**Collected data:**
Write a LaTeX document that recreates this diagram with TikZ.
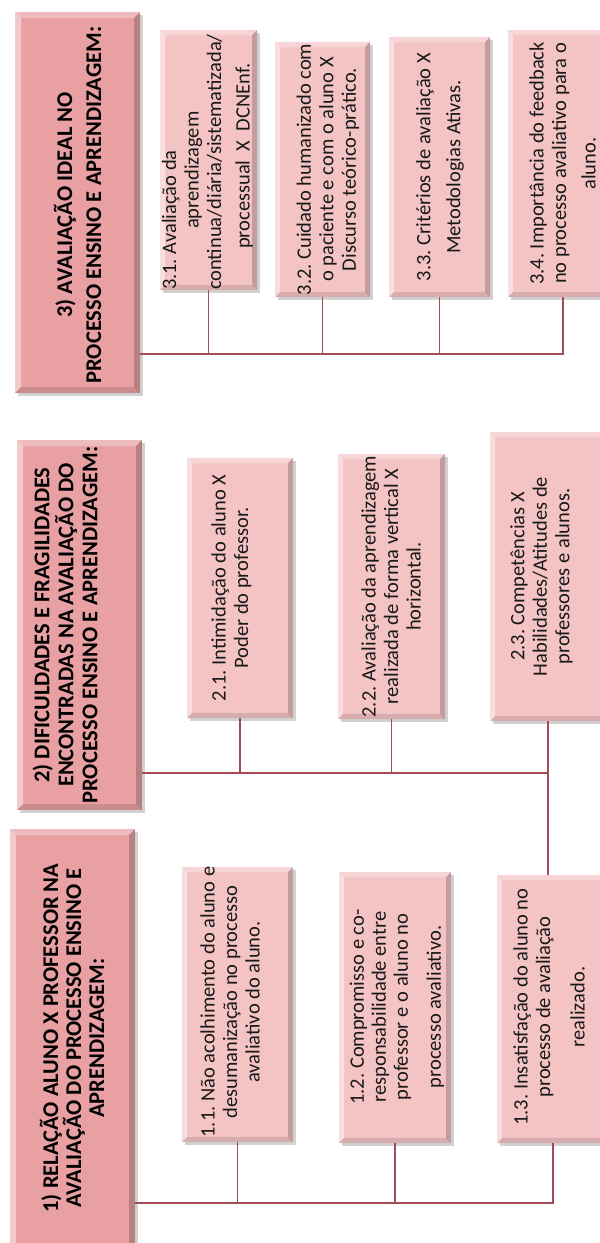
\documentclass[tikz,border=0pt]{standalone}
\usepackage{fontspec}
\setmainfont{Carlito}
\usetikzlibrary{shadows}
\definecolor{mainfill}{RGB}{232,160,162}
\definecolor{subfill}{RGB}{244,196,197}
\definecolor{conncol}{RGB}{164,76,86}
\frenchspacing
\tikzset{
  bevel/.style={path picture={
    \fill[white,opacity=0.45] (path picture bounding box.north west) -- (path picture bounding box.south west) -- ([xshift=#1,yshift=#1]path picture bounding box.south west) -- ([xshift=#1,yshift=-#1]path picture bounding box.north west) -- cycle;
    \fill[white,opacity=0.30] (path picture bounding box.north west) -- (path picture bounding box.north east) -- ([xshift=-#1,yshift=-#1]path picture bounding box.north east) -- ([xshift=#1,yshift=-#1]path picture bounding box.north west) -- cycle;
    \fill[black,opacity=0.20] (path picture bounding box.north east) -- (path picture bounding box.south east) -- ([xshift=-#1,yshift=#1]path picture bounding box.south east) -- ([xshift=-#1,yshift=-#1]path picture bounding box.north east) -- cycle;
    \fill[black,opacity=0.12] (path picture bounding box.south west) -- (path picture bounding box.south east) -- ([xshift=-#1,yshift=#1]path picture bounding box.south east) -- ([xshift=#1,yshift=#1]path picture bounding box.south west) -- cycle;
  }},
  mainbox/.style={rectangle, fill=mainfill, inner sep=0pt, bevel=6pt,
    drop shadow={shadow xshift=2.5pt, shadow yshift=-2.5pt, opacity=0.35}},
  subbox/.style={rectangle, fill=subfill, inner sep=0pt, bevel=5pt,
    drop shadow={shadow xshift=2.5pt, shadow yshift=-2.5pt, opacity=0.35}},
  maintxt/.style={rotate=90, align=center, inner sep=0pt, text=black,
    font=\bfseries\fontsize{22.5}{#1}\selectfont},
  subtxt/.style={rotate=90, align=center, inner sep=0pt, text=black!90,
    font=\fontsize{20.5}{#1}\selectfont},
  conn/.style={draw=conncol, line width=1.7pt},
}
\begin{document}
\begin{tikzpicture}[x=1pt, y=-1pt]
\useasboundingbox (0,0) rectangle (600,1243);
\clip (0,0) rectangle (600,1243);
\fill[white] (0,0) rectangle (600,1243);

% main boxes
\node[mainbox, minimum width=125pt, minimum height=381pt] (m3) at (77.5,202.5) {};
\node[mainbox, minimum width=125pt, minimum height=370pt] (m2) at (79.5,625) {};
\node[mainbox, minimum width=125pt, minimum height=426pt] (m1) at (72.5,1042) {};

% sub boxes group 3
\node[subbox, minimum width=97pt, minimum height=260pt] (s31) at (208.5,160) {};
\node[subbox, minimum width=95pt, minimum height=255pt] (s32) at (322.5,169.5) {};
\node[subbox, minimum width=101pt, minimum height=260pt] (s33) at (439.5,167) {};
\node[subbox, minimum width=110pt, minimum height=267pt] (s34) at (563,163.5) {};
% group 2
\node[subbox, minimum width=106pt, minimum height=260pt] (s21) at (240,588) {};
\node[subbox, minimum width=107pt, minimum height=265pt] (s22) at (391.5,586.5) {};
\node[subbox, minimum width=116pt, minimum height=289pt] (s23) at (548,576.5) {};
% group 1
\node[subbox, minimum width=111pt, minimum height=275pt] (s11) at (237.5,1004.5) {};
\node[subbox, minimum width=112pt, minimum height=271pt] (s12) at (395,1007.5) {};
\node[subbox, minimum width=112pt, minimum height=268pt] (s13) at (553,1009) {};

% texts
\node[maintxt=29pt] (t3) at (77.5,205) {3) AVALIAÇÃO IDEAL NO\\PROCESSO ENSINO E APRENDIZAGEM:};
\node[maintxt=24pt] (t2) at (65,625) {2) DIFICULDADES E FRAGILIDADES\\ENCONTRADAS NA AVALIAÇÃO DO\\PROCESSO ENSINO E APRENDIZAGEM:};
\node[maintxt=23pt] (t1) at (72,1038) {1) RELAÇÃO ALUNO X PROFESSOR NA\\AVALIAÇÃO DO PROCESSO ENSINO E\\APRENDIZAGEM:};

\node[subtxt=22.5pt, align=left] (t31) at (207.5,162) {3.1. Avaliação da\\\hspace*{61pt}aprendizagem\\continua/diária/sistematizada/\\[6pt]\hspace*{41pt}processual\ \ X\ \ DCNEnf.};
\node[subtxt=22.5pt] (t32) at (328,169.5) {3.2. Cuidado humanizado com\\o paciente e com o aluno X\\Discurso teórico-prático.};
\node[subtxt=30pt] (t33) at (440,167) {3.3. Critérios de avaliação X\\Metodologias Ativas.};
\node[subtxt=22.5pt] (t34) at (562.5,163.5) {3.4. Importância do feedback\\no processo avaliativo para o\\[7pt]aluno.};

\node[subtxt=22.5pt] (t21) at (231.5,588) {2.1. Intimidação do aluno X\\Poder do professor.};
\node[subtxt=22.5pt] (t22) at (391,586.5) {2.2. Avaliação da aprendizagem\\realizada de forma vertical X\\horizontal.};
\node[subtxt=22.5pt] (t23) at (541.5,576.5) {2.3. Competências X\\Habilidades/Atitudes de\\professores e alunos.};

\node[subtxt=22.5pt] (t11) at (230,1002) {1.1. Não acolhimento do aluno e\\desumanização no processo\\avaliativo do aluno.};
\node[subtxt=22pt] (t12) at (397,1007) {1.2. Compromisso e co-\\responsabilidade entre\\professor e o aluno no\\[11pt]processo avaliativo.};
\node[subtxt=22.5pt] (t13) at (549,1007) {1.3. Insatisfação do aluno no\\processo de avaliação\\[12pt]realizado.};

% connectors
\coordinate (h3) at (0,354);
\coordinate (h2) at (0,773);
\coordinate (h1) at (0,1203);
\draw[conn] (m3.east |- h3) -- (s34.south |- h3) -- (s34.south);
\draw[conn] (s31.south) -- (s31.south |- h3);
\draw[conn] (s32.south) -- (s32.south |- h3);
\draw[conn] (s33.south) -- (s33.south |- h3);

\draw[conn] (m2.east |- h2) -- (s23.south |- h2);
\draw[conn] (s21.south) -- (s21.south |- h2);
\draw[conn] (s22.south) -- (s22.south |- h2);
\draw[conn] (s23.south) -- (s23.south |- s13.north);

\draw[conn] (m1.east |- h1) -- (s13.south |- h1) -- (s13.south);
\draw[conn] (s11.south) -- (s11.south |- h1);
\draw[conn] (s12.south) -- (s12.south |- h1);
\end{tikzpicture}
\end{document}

**Task instructions:** Using the material above, return every line exactly as it appears, minus the pictures.

**Task solution:**
Write a LaTeX document that recreates this diagram with TikZ.
\documentclass[tikz,border=0pt]{standalone}
\usepackage{fontspec}
\setmainfont{Carlito}
\usetikzlibrary{shadows}
\definecolor{mainfill}{RGB}{232,160,162}
\definecolor{subfill}{RGB}{244,196,197}
\definecolor{conncol}{RGB}{164,76,86}
\frenchspacing
\tikzset{
  bevel/.style={path picture={
    \fill[white,opacity=0.45] (path picture bounding box.north west) -- (path picture bounding box.south west) -- ([xshift=#1,yshift=#1]path picture bounding box.south west) -- ([xshift=#1,yshift=-#1]path picture bounding box.north west) -- cycle;
    \fill[white,opacity=0.30] (path picture bounding box.north west) -- (path picture bounding box.north east) -- ([xshift=-#1,yshift=-#1]path picture bounding box.north east) -- ([xshift=#1,yshift=-#1]path picture bounding box.north west) -- cycle;
    \fill[black,opacity=0.20] (path picture bounding box.north east) -- (path picture bounding box.south east) -- ([xshift=-#1,yshift=#1]path picture bounding box.south east) -- ([xshift=-#1,yshift=-#1]path picture bounding box.north east) -- cycle;
    \fill[black,opacity=0.12] (path picture bounding box.south west) -- (path picture bounding box.south east) -- ([xshift=-#1,yshift=#1]path picture bounding box.south east) -- ([xshift=#1,yshift=#1]path picture bounding box.south west) -- cycle;
  }},
  mainbox/.style={rectangle, fill=mainfill, inner sep=0pt, bevel=6pt,
    drop shadow={shadow xshift=2.5pt, shadow yshift=-2.5pt, opacity=0.35}},
  subbox/.style={rectangle, fill=subfill, inner sep=0pt, bevel=5pt,
    drop shadow={shadow xshift=2.5pt, shadow yshift=-2.5pt, opacity=0.35}},
  maintxt/.style={rotate=90, align=center, inner sep=0pt, text=black,
    font=\bfseries\fontsize{22.5}{#1}\selectfont},
  subtxt/.style={rotate=90, align=center, inner sep=0pt, text=black!90,
    font=\fontsize{20.5}{#1}\selectfont},
  conn/.style={draw=conncol, line width=1.7pt},
}
\begin{document}
\begin{tikzpicture}[x=1pt, y=-1pt]
\useasboundingbox (0,0) rectangle (600,1243);
\clip (0,0) rectangle (600,1243);
\fill[white] (0,0) rectangle (600,1243);

% main boxes
\node[mainbox, minimum width=125pt, minimum height=381pt] (m3) at (77.5,202.5) {};
\node[mainbox, minimum width=125pt, minimum height=370pt] (m2) at (79.5,625) {};
\node[mainbox, minimum width=125pt, minimum height=426pt] (m1) at (72.5,1042) {};

% sub boxes group 3
\node[subbox, minimum width=97pt, minimum height=260pt] (s31) at (208.5,160) {};
\node[subbox, minimum width=95pt, minimum height=255pt] (s32) at (322.5,169.5) {};
\node[subbox, minimum width=101pt, minimum height=260pt] (s33) at (439.5,167) {};
\node[subbox, minimum width=110pt, minimum height=267pt] (s34) at (563,163.5) {};
% group 2
\node[subbox, minimum width=106pt, minimum height=260pt] (s21) at (240,588) {};
\node[subbox, minimum width=107pt, minimum height=265pt] (s22) at (391.5,586.5) {};
\node[subbox, minimum width=116pt, minimum height=289pt] (s23) at (548,576.5) {};
% group 1
\node[subbox, minimum width=111pt, minimum height=275pt] (s11) at (237.5,1004.5) {};
\node[subbox, minimum width=112pt, minimum height=271pt] (s12) at (395,1007.5) {};
\node[subbox, minimum width=112pt, minimum height=268pt] (s13) at (553,1009) {};

% texts
\node[maintxt=29pt] (t3) at (77.5,205) {3) AVALIAÇÃO IDEAL NO\\PROCESSO ENSINO E APRENDIZAGEM:};
\node[maintxt=24pt] (t2) at (65,625) {2) DIFICULDADES E FRAGILIDADES\\ENCONTRADAS NA AVALIAÇÃO DO\\PROCESSO ENSINO E APRENDIZAGEM:};
\node[maintxt=23pt] (t1) at (72,1038) {1) RELAÇÃO ALUNO X PROFESSOR NA\\AVALIAÇÃO DO PROCESSO ENSINO E\\APRENDIZAGEM:};

\node[subtxt=22.5pt, align=left] (t31) at (207.5,162) {3.1. Avaliação da\\\hspace*{61pt}aprendizagem\\continua/diária/sistematizada/\\[6pt]\hspace*{41pt}processual\ \ X\ \ DCNEnf.};
\node[subtxt=22.5pt] (t32) at (328,169.5) {3.2. Cuidado humanizado com\\o paciente e com o aluno X\\Discurso teórico-prático.};
\node[subtxt=30pt] (t33) at (440,167) {3.3. Critérios de avaliação X\\Metodologias Ativas.};
\node[subtxt=22.5pt] (t34) at (562.5,163.5) {3.4. Importância do feedback\\no processo avaliativo para o\\[7pt]aluno.};

\node[subtxt=22.5pt] (t21) at (231.5,588) {2.1. Intimidação do aluno X\\Poder do professor.};
\node[subtxt=22.5pt] (t22) at (391,586.5) {2.2. Avaliação da aprendizagem\\realizada de forma vertical X\\horizontal.};
\node[subtxt=22.5pt] (t23) at (541.5,576.5) {2.3. Competências X\\Habilidades/Atitudes de\\professores e alunos.};

\node[subtxt=22.5pt] (t11) at (230,1002) {1.1. Não acolhimento do aluno e\\desumanização no processo\\avaliativo do aluno.};
\node[subtxt=22pt] (t12) at (397,1007) {1.2. Compromisso e co-\\responsabilidade entre\\professor e o aluno no\\[11pt]processo avaliativo.};
\node[subtxt=22.5pt] (t13) at (549,1007) {1.3. Insatisfação do aluno no\\processo de avaliação\\[12pt]realizado.};

% connectors
\coordinate (h3) at (0,354);
\coordinate (h2) at (0,773);
\coordinate (h1) at (0,1203);
\draw[conn] (m3.east |- h3) -- (s34.south |- h3) -- (s34.south);
\draw[conn] (s31.south) -- (s31.south |- h3);
\draw[conn] (s32.south) -- (s32.south |- h3);
\draw[conn] (s33.south) -- (s33.south |- h3);

\draw[conn] (m2.east |- h2) -- (s23.south |- h2);
\draw[conn] (s21.south) -- (s21.south |- h2);
\draw[conn] (s22.south) -- (s22.south |- h2);
\draw[conn] (s23.south) -- (s23.south |- s13.north);

\draw[conn] (m1.east |- h1) -- (s13.south |- h1) -- (s13.south);
\draw[conn] (s11.south) -- (s11.south |- h1);
\draw[conn] (s12.south) -- (s12.south |- h1);
\end{tikzpicture}
\end{document}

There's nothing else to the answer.